El mito de la fiscalización desigual: entre percepciones y realidades

Por Manuel Villalva

Uno de los enunciados más repetidos en nuestro entorno tributario es: a los grandes no les hacen nada; a los chicos, todo. Esta frase, instalada en la opinión pública, se repite en conversaciones cotidianas, en titulares de prensa e incluso en debates políticos. Sin embargo, un análisis desapasionado revela que la realidad es mucho más compleja.

Las grandes empresas no solo son objeto de fiscalización regular y exhaustiva, sino que además constituyen la principal fuente de ingresos tributarios del Estado. Entonces, ¿por qué persiste la idea de que “no les hacen nada”?

En buena medida, porque la percepción social responde a lo que es visible y lo que se comunica. Los montos elevados de acotaciones a grandes contribuyentes se convierten en noticia; los litigios multimillonarios capturan la atención mediática y refuerzan la imagen de que “no pagan”. Más aún, el Estado suele registrar esas acotaciones como recaudación, incluso cuando aún están en disputa. Así, quien ejerce su derecho de defensa aparece como el contribuyente que “se resiste a cumplir”.

A ello se suman mensajes oficiales confusos: cuando se habla de fraccionamientos como remedio frente a quienes “parquean deudas” en el Tribunal Fiscal, se alimenta la idea de que la defensa es sinónimo de abuso. Y, por supuesto, las noticias sobre exoneraciones sectoriales —piénsese en agroexportadores o casinos— refuerzan la sensación de privilegios en perjuicio del resto.

No obstante, la verdadera debilidad del sistema no está en que los grandes no sean fiscalizados, sino en que el modelo de fiscalización y litigio se apoya en un formalismo extremo y en un estándar probatorio excesivamente alto, producto de la desconfianza estructural entre Estado y contribuyentes. Los procesos se vuelven largos, costosos y desgastantes.

Aquí surge una diferencia crucial: mientras las grandes empresas han aprendido a incorporar el cumplimiento preventivo y el compliance como parte de su gestión, los pequeños negocios tienden a relegar sus obligaciones hasta que la SUNAT los detecta. El avance tecnológico ha reducido la informalidad en el radar de la administración, pero plantea un riesgo serio: que se apliquen a las pequeñas empresas los mismos criterios pensados para los grandes.

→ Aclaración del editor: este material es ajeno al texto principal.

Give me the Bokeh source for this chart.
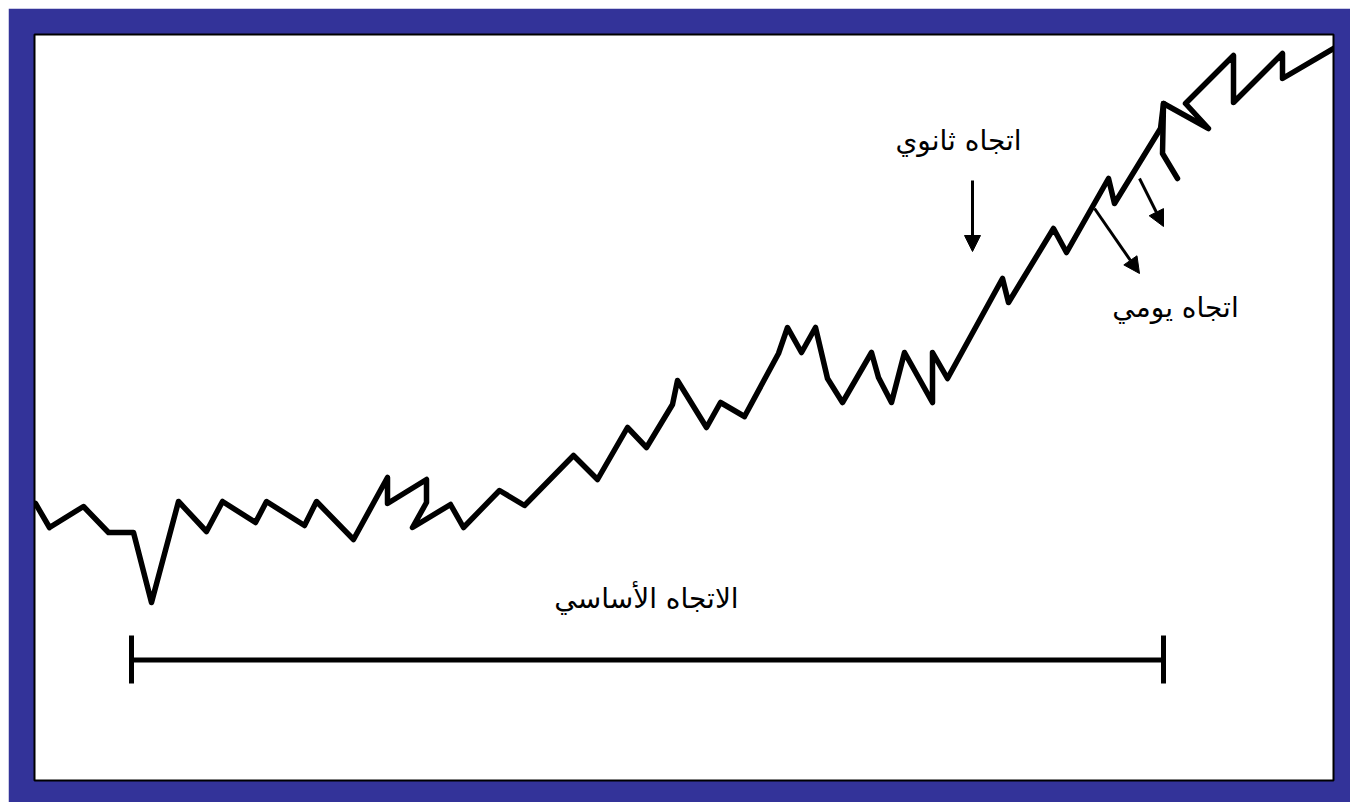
from bokeh.plotting import figure
from bokeh.models import Range1d, Arrow, NormalHead, ColumnDataSource
from bokeh.core.properties import value
from bokeh.embed import file_html
from bokeh.resources import INLINE

# ---- data (time units, price units) ----
day = [1, 15, 49, 74, 99, 117, 144, 172, 188, 221, 232, 270, 282, 319, 353, 353,
       392, 392, 378, 416, 429, 465, 490, 539, 563, 593, 612, 638, 643, 672, 686,
       710, 744, 753, 767, 781, 793, 808, 837, 844, 857, 870, 898, 898, 913, 968,
       974, 1019, 1032, 1074, 1080, 1126, 1129, 1174, 1151, 1199, 1199, 1248,
       1248, 1316]
price = [277, 253, 274, 248, 248, 178, 279, 249, 279, 258, 279, 255, 279, 241,
         303, 277, 301, 278, 253, 276, 253, 290, 275, 325, 301, 353, 333, 376,
         400, 353, 378, 364, 427, 453, 428, 453, 402, 378, 428, 403, 378, 428,
         378, 428, 402, 502, 478, 552, 528, 602, 577, 652, 677, 652, 677, 725,
         678, 727, 702, 742]

spur_day = [1129, 1128, 1143]
spur_price = [677, 627, 602]

# trend arrows (secondary, daily, daily)
arrow_x0 = [938, 1060, 1105]
arrow_y0 = [600, 572, 602]
arrow_x1 = [938, 1105, 1129]
arrow_y1 = [529, 507, 554]

# primary-trend span
span_start = [97]
span_end = [1129]
span_level = [120.5]
tick_x = [97, 1129]
tick_low = [97, 97]
tick_high = [145, 145]

label_text = ["اتجاه ثانوي", "اتجاه يومي", "الاتجاه الأساسي"]
label_x = [924, 1141, 612]
label_y = [640, 473, 182]

p = figure(width=1342, height=794, x_range=Range1d(0, 1299), y_range=Range1d(0, 746),
           output_backend="svg", toolbar_location=None,
           x_axis_location=None, y_axis_location=None,
           min_border_left=26, min_border_right=17, min_border_top=26, min_border_bottom=22)
p.margin = (8, 0, 0, 8)
p.grid.visible = False
p.border_fill_color = "#333399"
p.background_fill_color = "white"
p.outline_line_color = "black"
p.outline_line_width = 2

p.line(day, price, line_color="black", line_width=5.5, line_join="round", line_cap="round")
p.line(spur_day, spur_price, line_color="black", line_width=5.5, line_join="round", line_cap="round")

asrc = ColumnDataSource(dict(x0=arrow_x0, y0=arrow_y0, x1=arrow_x1, y1=arrow_y1))
p.add_layout(Arrow(end=NormalHead(size=16, fill_color="black", line_color="black", line_width=1),
                   x_start="x0", y_start="y0", x_end="x1", y_end="y1", source=asrc,
                   line_color="black", line_width=3))

p.segment(x0=span_start, y0=span_level, x1=span_end, y1=span_level, line_color="black", line_width=5)
p.segment(x0=tick_x, y0=tick_low, x1=tick_x, y1=tick_high, line_color="black", line_width=5)

p.text(x=label_x, y=label_y, text=label_text, text_align="center", text_baseline="middle",
       text_font=value("DejaVu Sans"), text_font_size="28px", text_color="black")

open("out.html", "w").write(file_html(p, INLINE))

Un zapato único no calza todos los pies.

El reto entonces no está en repetir un mito, sino en repensar el diseño institucional. Se requiere un sistema tributario que reconozca la diversidad de contribuyentes, que simplifique obligaciones para quienes apenas comienzan, sin relajar el control a los grandes, y que genere confianza, reduciendo formalismos innecesarios.

Solo así podremos desmontar el mito y reemplazarlo por una verdad más útil: la fiscalización no debe ser uniforme, sino proporcional y diferenciada. En materia tributaria, tratar de la misma forma a realidades distintas es, paradójicamente, la forma más clara de generar injusticia.